What this task involves: All the records that follow need to be reproduced exactly. Omit the images.

### Records supplied ###

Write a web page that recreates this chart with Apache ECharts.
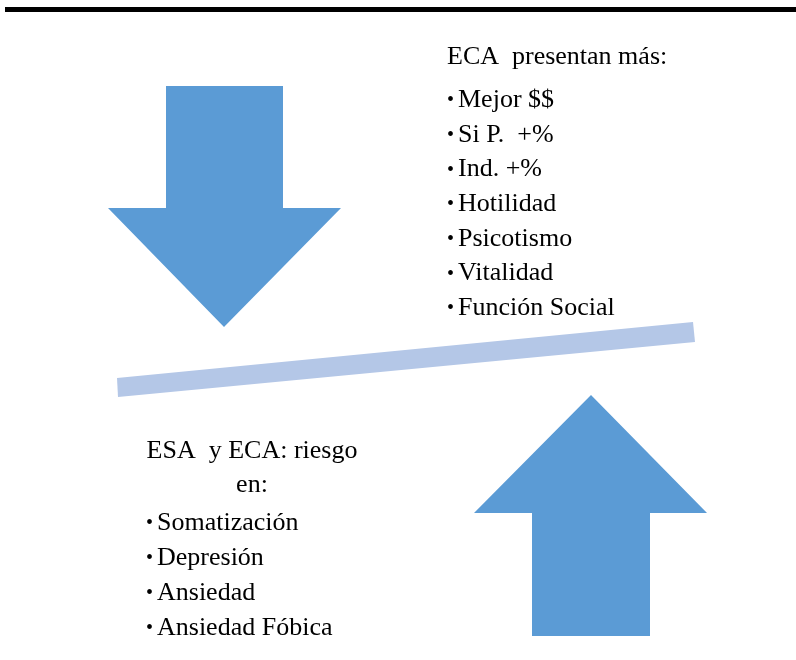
<!DOCTYPE html>
<html>
<head>
<meta charset="utf-8">
<script src="https://cdn.jsdelivr.net/npm/echarts@6.0.0/dist/echarts.min.js"></script>
<style>
  html, body { margin: 0; padding: 0; background: #fff; }
  #chart { width: 796px; height: 660px; }
</style>
</head>
<body>
<div id="chart"></div>
<script>
// ── 文字内容 ──
var topHeading = 'ECA  presentan más:';
var topItems = ['Mejor $$', 'Si P.  +%', 'Ind. +%', 'Hotilidad', 'Psicotismo', 'Vitalidad', 'Función Social'];
var bottomHeading = ['ESA  y ECA: riesgo', 'en:'];
var bottomItems = ['Somatización', 'Depresión', 'Ansiedad', 'Ansiedad Fóbica'];

var FONT = '26px "Liberation Serif", "Times New Roman", serif';
var BULLET_FONT = '20px "Liberation Serif", "Times New Roman", serif';
var ARROW = '#5b9bd5';
var BEAM = '#b4c7e7';

function textEl(str, x, y, align, font) {
    return {
        type: 'text',
        x: x, y: y,
        style: { text: str, font: font || FONT, fill: '#000', align: align || 'left', verticalAlign: 'middle' }
    };
}

function bulletList(items, x0, y0, step) {
    var els = [];
    items.forEach(function (s, i) {
        var y = y0 + i * step;
        els.push(textEl('•', x0, y + 1, 'left', BULLET_FONT));
        els.push(textEl(s, x0 + 11, y));
    });
    return els;
}

var graphics = [
    // 顶部黑线
    { type: 'rect', shape: { x: 5, y: 7, width: 791, height: 5 }, style: { fill: '#000' } },
    // 下箭头
    { type: 'polygon', shape: { points: [[166, 86], [283, 86], [283, 208], [341, 208], [224, 327], [108, 208], [166, 208]] }, style: { fill: ARROW } },
    // 上箭头
    { type: 'polygon', shape: { points: [[591, 395], [707, 513], [650, 513], [650, 636], [532, 636], [532, 513], [474, 513]] }, style: { fill: ARROW } },
    // 横梁
    { type: 'polygon', shape: { points: [[117, 378], [693, 322], [695, 342], [118, 397]] }, style: { fill: BEAM } },
    textEl(topHeading, 447, 57)
];

graphics = graphics.concat(bulletList(topItems, 447, 100, 34.7));
graphics.push(textEl(bottomHeading[0], 252, 451, 'center'));
graphics.push(textEl(bottomHeading[1], 252, 485, 'center'));
graphics = graphics.concat(bulletList(bottomItems, 146, 523, 35));

var chart = echarts.init(document.getElementById('chart'));
chart.setOption({
    animation: false,
    backgroundColor: '#fff',
    graphic: { elements: graphics }
});

window.addEventListener('resize', function () { chart.resize(); });
</script>
</body>
</html>
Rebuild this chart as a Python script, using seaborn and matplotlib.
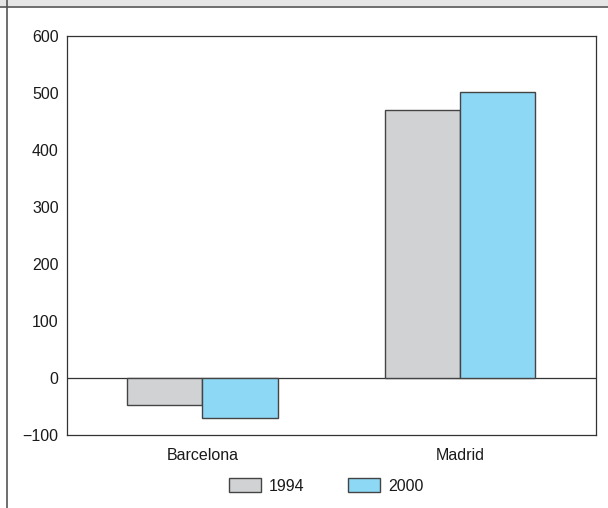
import matplotlib
matplotlib.use("Agg")
import matplotlib.pyplot as plt
from matplotlib.patches import Rectangle
from matplotlib.lines import Line2D
import pandas as pd
import seaborn as sns

cities = ["Barcelona", "Madrid"]
years = ["1994", "2000"]
values_1994 = [-48, 470]
values_2000 = [-71, 501]
yticks = [-100, 0, 100, 200, 300, 400, 500, 600]
colors = ["#d1d2d4", "#8dd8f5"]

df = pd.DataFrame({
    "city": cities * 2,
    "year": [years[0]] * 2 + [years[1]] * 2,
    "value": values_1994 + values_2000,
})

sns.set_theme(style="white")
plt.rcParams["font.family"] = ["Liberation Sans", "DejaVu Sans"]

fig = plt.figure(figsize=(6.08, 5.08), dpi=100)
ax = fig.add_axes([67 / 608, 1 - 435 / 508, 529 / 608, 399 / 508])

sns.barplot(data=df, x="city", y="value", hue="year", palette=colors,
            width=0.586, edgecolor="#444444", linewidth=1.0, saturation=1,
            ax=ax, legend=False, errorbar=None)

ax.axhline(0, color="#333333", linewidth=0.9, zorder=0.5)
ax.set_xlim(-0.526, 1.528)
ax.set_ylim(-100, 600)
ax.set_yticks(yticks)
ax.set_yticklabels([str(t).replace("-", "\u2212") for t in yticks])
ax.set_xlabel("")
ax.set_ylabel("")
for s in ax.spines.values():
    s.set_color("#333333")
    s.set_linewidth(0.9)
ax.tick_params(axis="y", length=0, labelsize=11.5, pad=6)
ax.tick_params(axis="x", length=0, labelsize=11.5, pad=9)
for lbl in ax.get_xticklabels() + ax.get_yticklabels():
    lbl.set_color("#1a1a1a")

handles = [Rectangle((0, 0), 1, 1, facecolor=c, edgecolor="#444444", linewidth=1.0)
           for c in colors]
fig.legend(handles, years, loc="center", bbox_to_anchor=(326 / 608, 1 - 486 / 508),
           ncol=2, frameon=False, fontsize=11.5, handlelength=2.0, handleheight=0.9,
           columnspacing=2.75, handletextpad=0.5, labelcolor="#1a1a1a")

# page frame: grey header strip and left rule
fig.patches.append(Rectangle((0, 1 - 6 / 508), 1, 6 / 508, transform=fig.transFigure,
                             facecolor="#e6e6e7", edgecolor="none"))
fig.lines.append(Line2D([0, 1], [1 - 6.5 / 508] * 2, transform=fig.transFigure,
                        color="#555555", linewidth=1.2))
fig.lines.append(Line2D([6.5 / 608] * 2, [0, 1], transform=fig.transFigure,
                        color="#555555", linewidth=1.2))

fig.savefig("out.png", dpi=100)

###

Written response:
Write a web page that recreates this chart with Apache ECharts.
<!DOCTYPE html>
<html>
<head>
<meta charset="utf-8">
<script src="https://cdn.jsdelivr.net/npm/echarts@6.0.0/dist/echarts.min.js"></script>
<style>
  html, body { margin: 0; padding: 0; background: #fff; }
  #chart { width: 796px; height: 660px; }
</style>
</head>
<body>
<div id="chart"></div>
<script>
// ── 文字内容 ──
var topHeading = 'ECA  presentan más:';
var topItems = ['Mejor $$', 'Si P.  +%', 'Ind. +%', 'Hotilidad', 'Psicotismo', 'Vitalidad', 'Función Social'];
var bottomHeading = ['ESA  y ECA: riesgo', 'en:'];
var bottomItems = ['Somatización', 'Depresión', 'Ansiedad', 'Ansiedad Fóbica'];

var FONT = '26px "Liberation Serif", "Times New Roman", serif';
var BULLET_FONT = '20px "Liberation Serif", "Times New Roman", serif';
var ARROW = '#5b9bd5';
var BEAM = '#b4c7e7';

function textEl(str, x, y, align, font) {
    return {
        type: 'text',
        x: x, y: y,
        style: { text: str, font: font || FONT, fill: '#000', align: align || 'left', verticalAlign: 'middle' }
    };
}

function bulletList(items, x0, y0, step) {
    var els = [];
    items.forEach(function (s, i) {
        var y = y0 + i * step;
        els.push(textEl('•', x0, y + 1, 'left', BULLET_FONT));
        els.push(textEl(s, x0 + 11, y));
    });
    return els;
}

var graphics = [
    // 顶部黑线
    { type: 'rect', shape: { x: 5, y: 7, width: 791, height: 5 }, style: { fill: '#000' } },
    // 下箭头
    { type: 'polygon', shape: { points: [[166, 86], [283, 86], [283, 208], [341, 208], [224, 327], [108, 208], [166, 208]] }, style: { fill: ARROW } },
    // 上箭头
    { type: 'polygon', shape: { points: [[591, 395], [707, 513], [650, 513], [650, 636], [532, 636], [532, 513], [474, 513]] }, style: { fill: ARROW } },
    // 横梁
    { type: 'polygon', shape: { points: [[117, 378], [693, 322], [695, 342], [118, 397]] }, style: { fill: BEAM } },
    textEl(topHeading, 447, 57)
];

graphics = graphics.concat(bulletList(topItems, 447, 100, 34.7));
graphics.push(textEl(bottomHeading[0], 252, 451, 'center'));
graphics.push(textEl(bottomHeading[1], 252, 485, 'center'));
graphics = graphics.concat(bulletList(bottomItems, 146, 523, 35));

var chart = echarts.init(document.getElementById('chart'));
chart.setOption({
    animation: false,
    backgroundColor: '#fff',
    graphic: { elements: graphics }
});

window.addEventListener('resize', function () { chart.resize(); });
</script>
</body>
</html>
Rebuild this chart as a Python script, using seaborn and matplotlib.
import matplotlib
matplotlib.use("Agg")
import matplotlib.pyplot as plt
from matplotlib.patches import Rectangle
from matplotlib.lines import Line2D
import pandas as pd
import seaborn as sns

cities = ["Barcelona", "Madrid"]
years = ["1994", "2000"]
values_1994 = [-48, 470]
values_2000 = [-71, 501]
yticks = [-100, 0, 100, 200, 300, 400, 500, 600]
colors = ["#d1d2d4", "#8dd8f5"]

df = pd.DataFrame({
    "city": cities * 2,
    "year": [years[0]] * 2 + [years[1]] * 2,
    "value": values_1994 + values_2000,
})

sns.set_theme(style="white")
plt.rcParams["font.family"] = ["Liberation Sans", "DejaVu Sans"]

fig = plt.figure(figsize=(6.08, 5.08), dpi=100)
ax = fig.add_axes([67 / 608, 1 - 435 / 508, 529 / 608, 399 / 508])

sns.barplot(data=df, x="city", y="value", hue="year", palette=colors,
            width=0.586, edgecolor="#444444", linewidth=1.0, saturation=1,
            ax=ax, legend=False, errorbar=None)

ax.axhline(0, color="#333333", linewidth=0.9, zorder=0.5)
ax.set_xlim(-0.526, 1.528)
ax.set_ylim(-100, 600)
ax.set_yticks(yticks)
ax.set_yticklabels([str(t).replace("-", "\u2212") for t in yticks])
ax.set_xlabel("")
ax.set_ylabel("")
for s in ax.spines.values():
    s.set_color("#333333")
    s.set_linewidth(0.9)
ax.tick_params(axis="y", length=0, labelsize=11.5, pad=6)
ax.tick_params(axis="x", length=0, labelsize=11.5, pad=9)
for lbl in ax.get_xticklabels() + ax.get_yticklabels():
    lbl.set_color("#1a1a1a")

handles = [Rectangle((0, 0), 1, 1, facecolor=c, edgecolor="#444444", linewidth=1.0)
           for c in colors]
fig.legend(handles, years, loc="center", bbox_to_anchor=(326 / 608, 1 - 486 / 508),
           ncol=2, frameon=False, fontsize=11.5, handlelength=2.0, handleheight=0.9,
           columnspacing=2.75, handletextpad=0.5, labelcolor="#1a1a1a")

# page frame: grey header strip and left rule
fig.patches.append(Rectangle((0, 1 - 6 / 508), 1, 6 / 508, transform=fig.transFigure,
                             facecolor="#e6e6e7", edgecolor="none"))
fig.lines.append(Line2D([0, 1], [1 - 6.5 / 508] * 2, transform=fig.transFigure,
                        color="#555555", linewidth=1.2))
fig.lines.append(Line2D([6.5 / 608] * 2, [0, 1], transform=fig.transFigure,
                        color="#555555", linewidth=1.2))

fig.savefig("out.png", dpi=100)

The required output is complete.